La question méritait d'être posée. Certains greffes ont peut-être mal interprété les dispositions concernées. Mais, selon moi, cet amendement n'est pas vraiment utile.
Aussi, je vous demande de le retirer, sinon je devrai émettre un avis défavorable.
M. le président. Quel est l'avis du Gouvernement ?
M. Renaud Dutreil, secrétaire d'Etat. M. le rapporteur a donné les éclaircissements nécessaires. Le Gouvernement partage son analyse et demande le retrait ou à défaut, le rejet de cet amendement.
M. le président. Monsieur Fournier, l'amendement n° 276 rectifié bis est-il maintenu ?
M. Bernard Fournier. Je le retire, monsieur le président.
M. le président. L'amendement n° 276 rectifié bis est retiré.
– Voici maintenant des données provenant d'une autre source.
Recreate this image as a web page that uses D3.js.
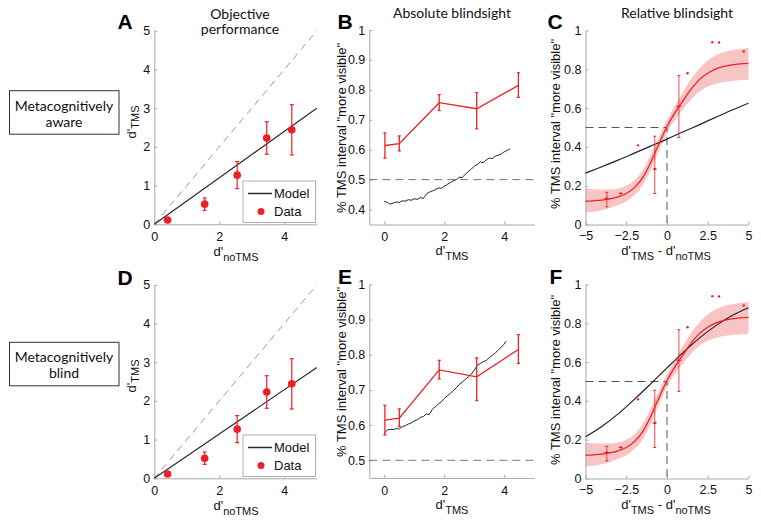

L'amendement n° 317, présenté par M. Hyest, au nom de la commission, est ainsi libellé :
« I. - Compléter l'article 4 par un alinéa ainsi rédigé :
« II. - Les articles L. 123-10 à L. 123-11-1 du code de commerce, dans leur rédaction issue du présent article, sont applicables aux entreprises immatriculées au registre du commerce et des sociétés ou au répertoire des métiers à la date de promulgation de la présente loi. »
« II. En conséquence, faire précéder le premier alinéa du présent article du signe : "I". »
La parole est à M. Jean-Jacques Hyest, rapporteur.
M. Jean-Jacques Hyest, rapporteur. Monsieur le ministre, les dispositions relatives à la domiciliation contenues dans le projet de loi représentent réellement une amélioration et une simplification : grâce à elles, nous encourageons la création d'entreprise.
Le présent amendement tend à préciser que les nouvelles dispositions relatives à la domiciliation de l'entreprise au domicile de l'entrepreneur bénéficieront aux entreprises existant à la date de promulgation de la présente loi, alors qu'une lecture restrictive du dispositif pourrait laisser penser qu'elles ne pourraient s'appliquer qu'aux entreprises en création.
En effet, ces dispositions doivent être d'application immédiate et concerner aussi les entreprises déjà créées. Sans cela, imaginez la situation d'un entrepreneur qui aura déclaré l'adresse de son local d'habitation depuis deux ans et à qui l'on refusera la possibilité de garder cette domiciliation, possibilité ouverte aux autres sans limite de temps !
M. le président. Quel est l'avis du Gouvernement ?
M. Renaud Dutreil, secrétaire d'Etat. Le Gouvernement est favorable à cet amendement.
M. le président. Je mets aux voix l'amendement n° 317.
(L'amendement est adopté.)
M. le président. Je mets aux voix l'article 4, modifié.